● **RECORDED DATA**:
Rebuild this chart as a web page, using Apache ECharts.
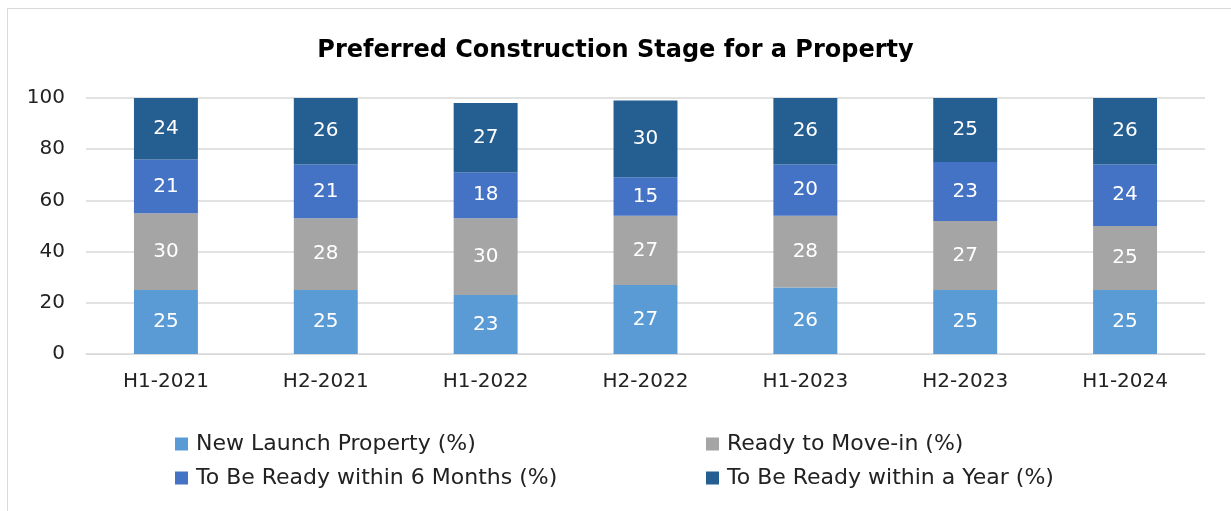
<!DOCTYPE html>
<html>
<head>
<meta charset="utf-8">
<script src="https://cdn.jsdelivr.net/npm/echarts@6/dist/echarts.min.js"></script>
<style>
  html, body { margin: 0; padding: 0; background: #fff; }
  #frame { position: absolute; left: 7px; top: 8px; width: 1240px; height: 520px; border: 1px solid #d9d9d9; box-sizing: border-box; }
  #chart { position: absolute; left: 0; top: 0; width: 1231px; height: 511px; }
</style>
</head>
<body>
<div id="frame"></div>
<div id="chart"></div>
<script>
var categories = ['H1-2021', 'H2-2021', 'H1-2022', 'H2-2022', 'H1-2023', 'H2-2023', 'H1-2024']
var seriesNames = ['New Launch Property (%)', 'Ready to Move-in (%)', 'To Be Ready within 6 Months (%)', 'To Be Ready within a Year (%)']
var newLaunch = [25, 25, 23, 27, 26, 25, 25]
var readyToMove = [30, 28, 30, 27, 28, 27, 25]
var within6Months = [21, 21, 18, 15, 20, 23, 24]
var withinYear = [24, 26, 27, 30, 26, 25, 26]
var colors = ['#5b9bd5', '#a5a5a5', '#4472c4', '#255e91']

var font = '"DejaVu Sans", sans-serif'
var chart = echarts.init(document.getElementById('chart'))

function makeSeries(name, values, color) {
  return {
    name: name,
    type: 'bar',
    stack: 'total',
    barWidth: '40%',
    data: values,
    itemStyle: { color: color },
    label: {
      show: true,
      position: 'inside',
      color: '#fff',
      fontSize: 20,
      fontFamily: font
    }
  }
}

var legendCommon = {
  orient: 'vertical',
  icon: 'rect',
  itemWidth: 13,
  itemHeight: 13,
  itemGap: 12,
  textStyle: { fontSize: 22, color: '#222', fontFamily: font, padding: [0, 0, 0, 3] }
}

var option = {
  animation: false,
  title: {
    text: 'Preferred Construction Stage for a Property',
    left: 'center',
    top: 34,
    textStyle: { fontSize: 24, fontWeight: 'bold', color: '#000', fontFamily: font }
  },
  legend: [
    Object.assign({ left: 170, top: 428, data: [seriesNames[0], seriesNames[2]] }, legendCommon),
    Object.assign({ left: 701, top: 428, data: [seriesNames[1], seriesNames[3]] }, legendCommon)
  ],
  grid: { left: 86, right: 26, top: 98, bottom: 157 },
  xAxis: {
    type: 'category',
    data: categories,
    axisLine: { lineStyle: { color: '#d9d9d9' } },
    axisTick: { show: false },
    axisLabel: { fontSize: 20, color: '#222', margin: 18, fontFamily: font }
  },
  yAxis: {
    type: 'value',
    min: 0,
    max: 100,
    interval: 20,
    splitLine: { lineStyle: { color: '#d9d9d9', width: 1.5 } },
    axisLabel: { fontSize: 20, color: '#222', margin: 21, fontFamily: font }
  },
  series: [
    makeSeries(seriesNames[0], newLaunch, colors[0]),
    makeSeries(seriesNames[1], readyToMove, colors[1]),
    makeSeries(seriesNames[2], within6Months, colors[2]),
    makeSeries(seriesNames[3], withinYear, colors[3])
  ]
}
chart.setOption(option)
</script>
</body>
</html>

● **WHAT TO PRODUCE**: Print the whole listing above once more, word for word, without its pictures.

● **SOLUTION TO THE PROBLEM**:
Rebuild this chart as a web page, using Apache ECharts.
<!DOCTYPE html>
<html>
<head>
<meta charset="utf-8">
<script src="https://cdn.jsdelivr.net/npm/echarts@6/dist/echarts.min.js"></script>
<style>
  html, body { margin: 0; padding: 0; background: #fff; }
  #frame { position: absolute; left: 7px; top: 8px; width: 1240px; height: 520px; border: 1px solid #d9d9d9; box-sizing: border-box; }
  #chart { position: absolute; left: 0; top: 0; width: 1231px; height: 511px; }
</style>
</head>
<body>
<div id="frame"></div>
<div id="chart"></div>
<script>
var categories = ['H1-2021', 'H2-2021', 'H1-2022', 'H2-2022', 'H1-2023', 'H2-2023', 'H1-2024']
var seriesNames = ['New Launch Property (%)', 'Ready to Move-in (%)', 'To Be Ready within 6 Months (%)', 'To Be Ready within a Year (%)']
var newLaunch = [25, 25, 23, 27, 26, 25, 25]
var readyToMove = [30, 28, 30, 27, 28, 27, 25]
var within6Months = [21, 21, 18, 15, 20, 23, 24]
var withinYear = [24, 26, 27, 30, 26, 25, 26]
var colors = ['#5b9bd5', '#a5a5a5', '#4472c4', '#255e91']

var font = '"DejaVu Sans", sans-serif'
var chart = echarts.init(document.getElementById('chart'))

function makeSeries(name, values, color) {
  return {
    name: name,
    type: 'bar',
    stack: 'total',
    barWidth: '40%',
    data: values,
    itemStyle: { color: color },
    label: {
      show: true,
      position: 'inside',
      color: '#fff',
      fontSize: 20,
      fontFamily: font
    }
  }
}

var legendCommon = {
  orient: 'vertical',
  icon: 'rect',
  itemWidth: 13,
  itemHeight: 13,
  itemGap: 12,
  textStyle: { fontSize: 22, color: '#222', fontFamily: font, padding: [0, 0, 0, 3] }
}

var option = {
  animation: false,
  title: {
    text: 'Preferred Construction Stage for a Property',
    left: 'center',
    top: 34,
    textStyle: { fontSize: 24, fontWeight: 'bold', color: '#000', fontFamily: font }
  },
  legend: [
    Object.assign({ left: 170, top: 428, data: [seriesNames[0], seriesNames[2]] }, legendCommon),
    Object.assign({ left: 701, top: 428, data: [seriesNames[1], seriesNames[3]] }, legendCommon)
  ],
  grid: { left: 86, right: 26, top: 98, bottom: 157 },
  xAxis: {
    type: 'category',
    data: categories,
    axisLine: { lineStyle: { color: '#d9d9d9' } },
    axisTick: { show: false },
    axisLabel: { fontSize: 20, color: '#222', margin: 18, fontFamily: font }
  },
  yAxis: {
    type: 'value',
    min: 0,
    max: 100,
    interval: 20,
    splitLine: { lineStyle: { color: '#d9d9d9', width: 1.5 } },
    axisLabel: { fontSize: 20, color: '#222', margin: 21, fontFamily: font }
  },
  series: [
    makeSeries(seriesNames[0], newLaunch, colors[0]),
    makeSeries(seriesNames[1], readyToMove, colors[1]),
    makeSeries(seriesNames[2], within6Months, colors[2]),
    makeSeries(seriesNames[3], withinYear, colors[3])
  ]
}
chart.setOption(option)
</script>
</body>
</html>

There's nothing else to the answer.